If you like being in the mix, being in "the room", getting shit done, having broad business and strategic exposure, learning uncomfortably fast, being hair-on-fire busy...then it could be a good role for you. I'm really enjoying it! But it's not easy; reading back over this list I've made it sound kinda miserable. But while a lot of the job realities aren't much fun, they're not unique; they're all good practices for increasing your effectiveness in many other roles.?
So here's what I've learned about how to excel as a Chief of Staff. (Caveat: the CoS role has a broad set of potential responsibilities, so take this with a grain of salt; it might not match other CoS positions! My role is currently more aligned to the "run the business, make the principal's life less chaotic" end of the spectrum than the "be a strategic advisor and direct proxy" one.)
Be low-ego yet high-responsibility, and don't require a lot of attention
This is paradoxical combo; most people increase their ego attachment to a thing in proportion to how responsible they are for it.?There is a remarkable amount of stuff that happens in large orgs without a true owner, and if your principal said it needs to happen and didn't delegate an owner,?you're the owner until further notice. You must be wiling to take ownership/responsibility, possibly until completion, for stuff that doesn't really seem like your job, in areas that aren't your area of subject matter expertise.
Further, you won't be praised by your principal for a lot of this work, since a lot of what you do is meant to be invisible. You do the stuff your principal doesn't want to hear about–which means you'll mostly do things without telling them, and then only be on their radar when you're blocked and they must pay attention to the thing they don't want to pay attention to (so you get it done as quickly as possible).

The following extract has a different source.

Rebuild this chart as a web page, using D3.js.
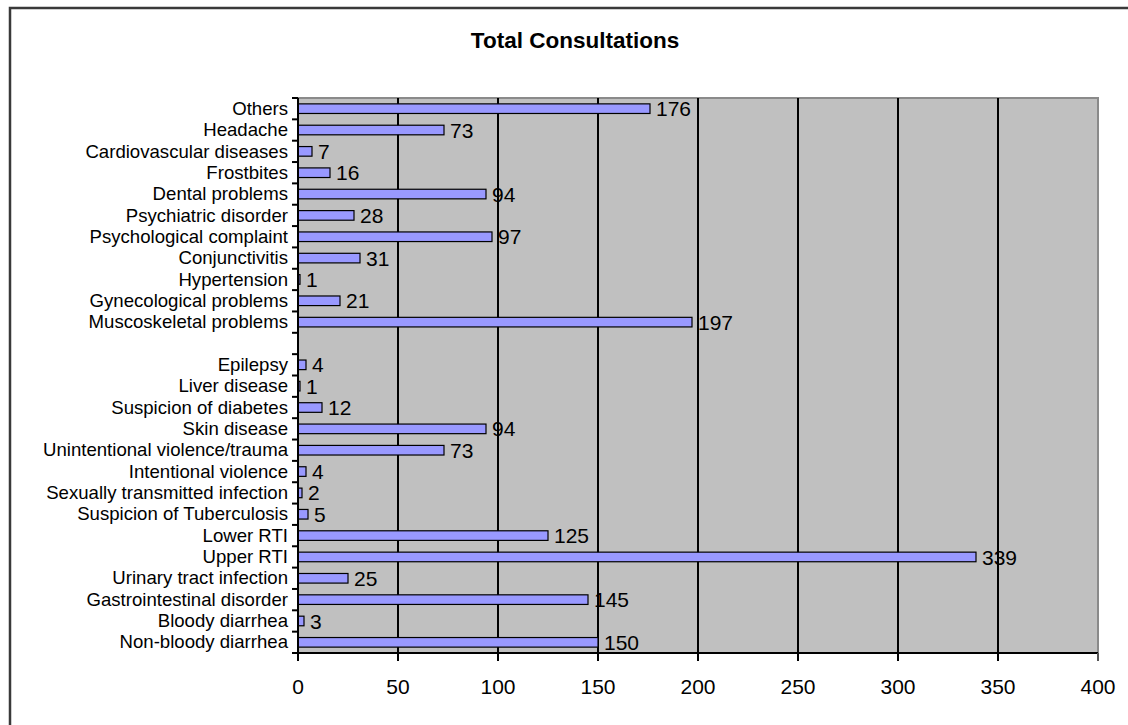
<!DOCTYPE html>
<html>
<head>
<meta charset="utf-8">
<script src="https://cdn.jsdelivr.net/npm/d3@7/dist/d3.min.js"></script>
<style>
  html, body { margin: 0; padding: 0; background: #fff; }
  svg { display: block; font-family: Arial, "Liberation Sans", sans-serif; }
</style>
</head>
<body>
<div id="chart"></div>
<script>
// categories top to bottom; "" is the empty row between the two groups
const categories = [
  "Others", "Headache", "Cardiovascular diseases", "Frostbites", "Dental problems",
  "Psychiatric disorder", "Psychological complaint", "Conjunctivitis", "Hypertension",
  "Gynecological problems", "Muscoskeletal problems", "",
  "Epilepsy", "Liver disease", "Suspicion of diabetes", "Skin disease",
  "Unintentional violence/trauma", "Intentional violence", "Sexually transmitted infection",
  "Suspicion of Tuberculosis", "Lower RTI", "Upper RTI", "Urinary tract infection",
  "Gastrointestinal disorder", "Bloody diarrhea", "Non-bloody diarrhea"
];
const consultations = [
  176, 73, 7, 16, 94,
  28, 97, 31, 1,
  21, 197, null,
  4, 1, 12, 94,
  73, 4, 2,
  5, 125, 339, 25,
  145, 3, 150
];
const xTicks = [0, 50, 100, 150, 200, 250, 300, 350, 400];
const title = "Total Consultations";

const data = categories.map((c, i) => ({ i, name: c, value: consultations[i] }));

const W = 1128, H = 725;
const m = { l: 298, r: 30, t: 98, b: 72 };
const x = d3.scaleLinear().domain([0, 400]).range([m.l, W - m.r]);
const y = d3.scaleBand().domain(data.map((d) => d.i)).range([m.t, H - m.b])
  .paddingInner(0.55).paddingOuter(0.275);
const step = y.step();
const x0 = x(0), x1 = x(400), y0 = m.t, y1 = H - m.b;

const svg = d3.select("#chart").append("svg").attr("width", W).attr("height", H)
  .attr("viewBox", `0 0 ${W} ${H}`);

// outer chart border (cut off at right and bottom)
svg.append("rect").attr("x", 10).attr("y", 8).attr("width", W + 20).attr("height", H + 20)
  .attr("fill", "none").attr("stroke", "#3a3a3a").attr("stroke-width", 2.5);

svg.append("text").attr("x", 575).attr("y", 48).attr("text-anchor", "middle")
  .attr("font-size", 22.5).attr("font-weight", 700).attr("fill", "#000").text(title);

// plot area
svg.append("rect").attr("x", x0).attr("y", y0).attr("width", x1 - x0).attr("height", y1 - y0)
  .attr("fill", "#c0c0c0");
svg.append("path").attr("d", `M${x0},${y0}H${x1}V${y1}`)
  .attr("fill", "none").attr("stroke", "#8a8a8a").attr("stroke-width", 2);

// gridlines
svg.append("g").selectAll("line").data(xTicks.filter((v) => v > 0 && v < 400)).join("line")
  .attr("x1", (d) => x(d)).attr("x2", (d) => x(d)).attr("y1", y0).attr("y2", y1)
  .attr("stroke", "#000").attr("stroke-width", 2);

// bars
const bars = data.filter((d) => d.value != null);
svg.append("g").selectAll("rect").data(bars).join("rect")
  .attr("x", x0).attr("y", (d) => y(d.i)).attr("height", y.bandwidth())
  .attr("width", (d) => x(d.value) - x0)
  .attr("fill", "#9999ff").attr("stroke", "#000").attr("stroke-width", 1.2);

// value labels
svg.append("g").selectAll("text").data(bars).join("text")
  .attr("x", (d) => x(d.value) + 6).attr("y", (d) => y(d.i) + y.bandwidth() / 2).attr("dy", ".36em")
  .attr("font-size", 21).attr("fill", "#000").text((d) => d.value);

// axes
svg.append("line").attr("x1", x0).attr("x2", x0).attr("y1", y0).attr("y2", y1 + 8)
  .attr("stroke", "#000").attr("stroke-width", 2);
svg.append("line").attr("x1", x0 - 6).attr("x2", x1).attr("y1", y1).attr("y2", y1)
  .attr("stroke", "#000").attr("stroke-width", 2);

// y ticks at band boundaries
svg.append("g").selectAll("line").data(d3.range(categories.length + 1)).join("line")
  .attr("x1", x0 - 6).attr("x2", x0).attr("y1", (k) => y0 + k * step).attr("y2", (k) => y0 + k * step)
  .attr("stroke", "#000").attr("stroke-width", 2);

svg.append("g").selectAll("text").data(data.filter((d) => d.name)).join("text")
  .attr("x", x0 - 10).attr("y", (d) => y(d.i) + y.bandwidth() / 2).attr("dy", ".33em")
  .attr("text-anchor", "end").attr("font-size", 18.6).attr("fill", "#000").text((d) => d.name);

// x ticks
svg.append("g").selectAll("line").data(xTicks).join("line")
  .attr("x1", (d) => x(d)).attr("x2", (d) => x(d)).attr("y1", y1).attr("y2", y1 + 8)
  .attr("stroke", (d) => d === 400 ? "#555" : "#000").attr("stroke-width", 2);
svg.append("g").selectAll("text").data(xTicks).join("text")
  .attr("x", (d) => x(d)).attr("y", y1 + 41).attr("text-anchor", "middle")
  .attr("font-size", 21).attr("fill", "#000").text((d) => d);
</script>
</body>
</html>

Take care of people when you can, but also develop a thick skin, cause you'll give people lots of reason to be irritated
You affect others' perception of your principal. You can do a lot of good and create a lot of goodwill by ensuring that the needs and concerns of various parties are addressed quickly. So make hay when the sun shines. Followup fast. Take concerns seriously. Be super conscientious. Deliver good news with enthusiasm. Praise good work. Dole out favors generously. Invest as much as you can in good relationships, because the day will come when you've gotta make big withdrawals from those relationship accounts, and you need to avoid overdrafting. Sometimes you'll have bad news to deliver. Pretty much always you'll create work for people. You will butt into people's business with no warning and not much context, since your principal wants info or outcomes. You'll ask questions, you'll be a time suck, you won't be helpful, the thing will get done anyway, and you'll have been a fifth wheel...maybe? Who knows, it could be that you asking questions was helpful in moving a thing along–so in this case you're just a useful pot-stirrer or "bad cop", which aren't roles that everyone relishes.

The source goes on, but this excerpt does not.